▶ **SHORT PROBLEM**: Check each line of the listing below for the word "this" and say how many lines have it. Nothing else should be written.

▶ **INFORMATION SHOWN**:
● ● ● ● ●

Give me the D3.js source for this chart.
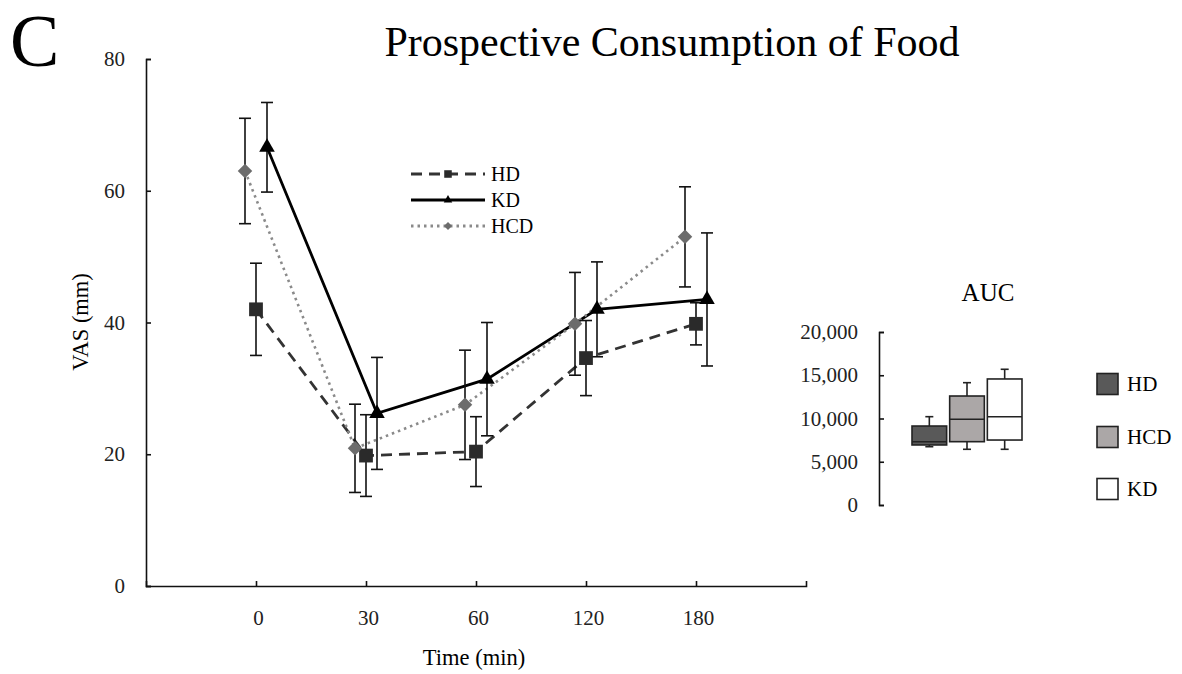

● ● ● ● ●

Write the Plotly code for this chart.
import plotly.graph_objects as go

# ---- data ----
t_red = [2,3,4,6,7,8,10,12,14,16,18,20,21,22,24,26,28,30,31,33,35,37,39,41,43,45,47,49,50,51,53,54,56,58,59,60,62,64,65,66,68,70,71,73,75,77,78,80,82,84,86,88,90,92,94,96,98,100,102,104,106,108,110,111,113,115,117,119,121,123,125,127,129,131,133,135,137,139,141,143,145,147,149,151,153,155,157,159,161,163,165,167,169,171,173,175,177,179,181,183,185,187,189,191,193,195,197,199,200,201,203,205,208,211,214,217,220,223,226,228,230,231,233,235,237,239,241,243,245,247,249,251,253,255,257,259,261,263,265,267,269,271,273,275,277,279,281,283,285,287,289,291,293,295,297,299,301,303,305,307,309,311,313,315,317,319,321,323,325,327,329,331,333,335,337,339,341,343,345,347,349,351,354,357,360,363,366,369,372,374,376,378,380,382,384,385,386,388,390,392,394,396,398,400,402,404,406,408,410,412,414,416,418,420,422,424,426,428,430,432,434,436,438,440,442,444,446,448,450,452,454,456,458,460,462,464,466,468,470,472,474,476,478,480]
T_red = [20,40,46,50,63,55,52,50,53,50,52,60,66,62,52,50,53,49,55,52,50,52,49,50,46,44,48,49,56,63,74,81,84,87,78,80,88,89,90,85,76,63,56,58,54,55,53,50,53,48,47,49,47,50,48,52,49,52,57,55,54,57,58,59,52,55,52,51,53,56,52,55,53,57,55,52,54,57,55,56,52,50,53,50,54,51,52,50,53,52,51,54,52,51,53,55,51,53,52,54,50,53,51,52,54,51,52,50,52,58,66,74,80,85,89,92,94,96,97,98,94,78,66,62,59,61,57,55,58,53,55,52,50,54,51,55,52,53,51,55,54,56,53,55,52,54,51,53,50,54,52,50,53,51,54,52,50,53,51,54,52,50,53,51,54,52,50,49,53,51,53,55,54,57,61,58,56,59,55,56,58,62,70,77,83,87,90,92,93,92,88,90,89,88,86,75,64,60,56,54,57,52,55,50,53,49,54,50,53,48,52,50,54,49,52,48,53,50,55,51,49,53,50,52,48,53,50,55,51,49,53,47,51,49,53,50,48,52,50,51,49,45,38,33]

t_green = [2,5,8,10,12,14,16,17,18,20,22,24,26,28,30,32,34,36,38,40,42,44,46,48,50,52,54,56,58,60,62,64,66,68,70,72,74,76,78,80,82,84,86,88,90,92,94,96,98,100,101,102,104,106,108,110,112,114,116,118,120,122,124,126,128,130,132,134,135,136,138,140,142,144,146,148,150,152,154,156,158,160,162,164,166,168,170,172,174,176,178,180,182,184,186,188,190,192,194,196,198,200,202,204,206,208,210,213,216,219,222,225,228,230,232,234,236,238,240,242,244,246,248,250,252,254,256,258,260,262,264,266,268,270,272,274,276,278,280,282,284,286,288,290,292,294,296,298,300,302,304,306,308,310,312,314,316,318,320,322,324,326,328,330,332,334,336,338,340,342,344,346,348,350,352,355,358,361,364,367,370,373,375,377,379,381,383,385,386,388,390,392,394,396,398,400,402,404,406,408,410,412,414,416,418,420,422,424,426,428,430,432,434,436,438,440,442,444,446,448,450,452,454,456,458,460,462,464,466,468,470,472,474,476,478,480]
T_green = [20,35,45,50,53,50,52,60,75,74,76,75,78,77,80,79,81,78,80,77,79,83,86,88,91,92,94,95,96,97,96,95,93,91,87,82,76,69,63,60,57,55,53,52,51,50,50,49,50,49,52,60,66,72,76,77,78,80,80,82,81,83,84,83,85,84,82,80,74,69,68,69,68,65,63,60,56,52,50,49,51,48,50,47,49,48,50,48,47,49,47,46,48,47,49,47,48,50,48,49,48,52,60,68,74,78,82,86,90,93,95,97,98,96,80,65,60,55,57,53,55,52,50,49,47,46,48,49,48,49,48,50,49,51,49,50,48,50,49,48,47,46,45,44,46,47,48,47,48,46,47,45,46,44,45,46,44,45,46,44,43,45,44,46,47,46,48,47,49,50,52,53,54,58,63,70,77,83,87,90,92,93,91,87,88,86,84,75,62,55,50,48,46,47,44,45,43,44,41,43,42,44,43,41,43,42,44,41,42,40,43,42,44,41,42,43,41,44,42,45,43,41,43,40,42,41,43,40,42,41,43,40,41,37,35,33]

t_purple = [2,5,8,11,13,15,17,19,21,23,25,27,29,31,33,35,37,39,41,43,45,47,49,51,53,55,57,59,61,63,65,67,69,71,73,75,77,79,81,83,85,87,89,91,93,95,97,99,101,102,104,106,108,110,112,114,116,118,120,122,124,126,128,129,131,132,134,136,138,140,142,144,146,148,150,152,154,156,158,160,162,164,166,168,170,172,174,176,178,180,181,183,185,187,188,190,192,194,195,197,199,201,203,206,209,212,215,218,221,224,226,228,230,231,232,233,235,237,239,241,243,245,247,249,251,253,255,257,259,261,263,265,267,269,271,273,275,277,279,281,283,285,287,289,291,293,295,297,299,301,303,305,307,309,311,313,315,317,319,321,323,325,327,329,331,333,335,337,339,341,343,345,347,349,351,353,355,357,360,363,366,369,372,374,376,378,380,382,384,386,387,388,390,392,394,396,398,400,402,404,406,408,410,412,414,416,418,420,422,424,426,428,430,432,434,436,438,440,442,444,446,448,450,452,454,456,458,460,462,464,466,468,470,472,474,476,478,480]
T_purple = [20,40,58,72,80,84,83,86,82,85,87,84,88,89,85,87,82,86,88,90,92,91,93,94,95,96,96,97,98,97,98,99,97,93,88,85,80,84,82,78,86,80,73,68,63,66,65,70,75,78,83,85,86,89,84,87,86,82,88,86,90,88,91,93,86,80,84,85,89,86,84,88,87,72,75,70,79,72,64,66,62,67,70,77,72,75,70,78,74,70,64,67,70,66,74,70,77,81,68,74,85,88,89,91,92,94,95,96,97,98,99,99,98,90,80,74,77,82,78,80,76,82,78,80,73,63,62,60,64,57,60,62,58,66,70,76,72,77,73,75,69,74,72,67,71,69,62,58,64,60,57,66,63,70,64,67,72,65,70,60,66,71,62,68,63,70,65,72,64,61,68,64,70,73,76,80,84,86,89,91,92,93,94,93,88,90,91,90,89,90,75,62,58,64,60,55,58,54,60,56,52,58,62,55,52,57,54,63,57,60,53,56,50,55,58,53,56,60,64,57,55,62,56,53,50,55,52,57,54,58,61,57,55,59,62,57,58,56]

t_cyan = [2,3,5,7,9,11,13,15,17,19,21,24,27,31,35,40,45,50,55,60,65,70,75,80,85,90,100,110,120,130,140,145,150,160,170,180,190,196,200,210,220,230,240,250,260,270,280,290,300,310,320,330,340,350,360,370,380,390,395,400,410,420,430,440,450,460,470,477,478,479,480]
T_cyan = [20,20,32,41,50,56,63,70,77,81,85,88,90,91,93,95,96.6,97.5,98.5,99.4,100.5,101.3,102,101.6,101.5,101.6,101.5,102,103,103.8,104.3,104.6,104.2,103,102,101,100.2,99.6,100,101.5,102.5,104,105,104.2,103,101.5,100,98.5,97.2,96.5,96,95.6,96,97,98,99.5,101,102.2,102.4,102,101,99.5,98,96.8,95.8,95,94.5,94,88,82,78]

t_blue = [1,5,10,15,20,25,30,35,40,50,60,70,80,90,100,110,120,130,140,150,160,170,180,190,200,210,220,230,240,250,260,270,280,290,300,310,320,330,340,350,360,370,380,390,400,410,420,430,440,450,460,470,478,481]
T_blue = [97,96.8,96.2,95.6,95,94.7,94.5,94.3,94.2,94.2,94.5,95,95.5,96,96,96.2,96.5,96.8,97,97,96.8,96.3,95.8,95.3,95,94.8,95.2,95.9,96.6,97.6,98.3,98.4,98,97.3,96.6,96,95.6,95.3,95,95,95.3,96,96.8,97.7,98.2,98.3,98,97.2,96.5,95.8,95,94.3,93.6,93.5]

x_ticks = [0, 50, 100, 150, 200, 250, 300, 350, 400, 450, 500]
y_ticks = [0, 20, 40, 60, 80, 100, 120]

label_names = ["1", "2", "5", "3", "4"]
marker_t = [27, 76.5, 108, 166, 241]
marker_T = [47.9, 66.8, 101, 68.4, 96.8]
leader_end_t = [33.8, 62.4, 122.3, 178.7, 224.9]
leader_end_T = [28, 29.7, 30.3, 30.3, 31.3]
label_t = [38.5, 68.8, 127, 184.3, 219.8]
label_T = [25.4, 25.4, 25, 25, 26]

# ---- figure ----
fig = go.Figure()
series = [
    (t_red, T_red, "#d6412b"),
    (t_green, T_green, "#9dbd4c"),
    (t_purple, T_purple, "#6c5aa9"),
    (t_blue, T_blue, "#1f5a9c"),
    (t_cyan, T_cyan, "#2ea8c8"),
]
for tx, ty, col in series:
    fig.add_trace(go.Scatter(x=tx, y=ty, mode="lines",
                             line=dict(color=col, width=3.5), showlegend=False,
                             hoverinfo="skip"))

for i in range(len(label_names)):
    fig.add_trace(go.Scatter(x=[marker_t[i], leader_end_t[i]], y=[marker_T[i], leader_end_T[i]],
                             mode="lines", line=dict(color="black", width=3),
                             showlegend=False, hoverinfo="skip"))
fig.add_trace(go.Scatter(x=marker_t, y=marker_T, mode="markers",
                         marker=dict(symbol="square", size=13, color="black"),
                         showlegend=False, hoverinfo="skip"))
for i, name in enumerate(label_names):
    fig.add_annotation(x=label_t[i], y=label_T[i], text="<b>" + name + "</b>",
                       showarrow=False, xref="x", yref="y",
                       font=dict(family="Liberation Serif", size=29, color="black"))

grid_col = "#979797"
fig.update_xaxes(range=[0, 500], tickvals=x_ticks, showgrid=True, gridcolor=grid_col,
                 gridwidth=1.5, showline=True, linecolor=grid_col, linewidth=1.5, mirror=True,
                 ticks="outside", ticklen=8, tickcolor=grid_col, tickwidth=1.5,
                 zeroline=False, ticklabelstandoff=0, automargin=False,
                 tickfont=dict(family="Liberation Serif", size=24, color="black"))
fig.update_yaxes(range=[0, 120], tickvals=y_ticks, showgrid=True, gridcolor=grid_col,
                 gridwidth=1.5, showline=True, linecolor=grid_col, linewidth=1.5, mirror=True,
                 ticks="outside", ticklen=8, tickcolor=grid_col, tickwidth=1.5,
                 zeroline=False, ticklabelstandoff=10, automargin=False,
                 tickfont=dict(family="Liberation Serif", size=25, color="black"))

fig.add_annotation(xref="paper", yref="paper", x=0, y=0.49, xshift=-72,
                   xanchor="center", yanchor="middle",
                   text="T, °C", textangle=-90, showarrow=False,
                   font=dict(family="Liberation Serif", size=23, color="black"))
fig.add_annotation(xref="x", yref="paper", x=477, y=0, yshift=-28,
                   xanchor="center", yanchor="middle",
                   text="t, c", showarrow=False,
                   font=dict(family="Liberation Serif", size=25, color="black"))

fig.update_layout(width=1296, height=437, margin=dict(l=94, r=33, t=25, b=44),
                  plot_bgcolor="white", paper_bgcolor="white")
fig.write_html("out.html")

● ● ● ● ●

▶ **TASK OUTPUT**: 2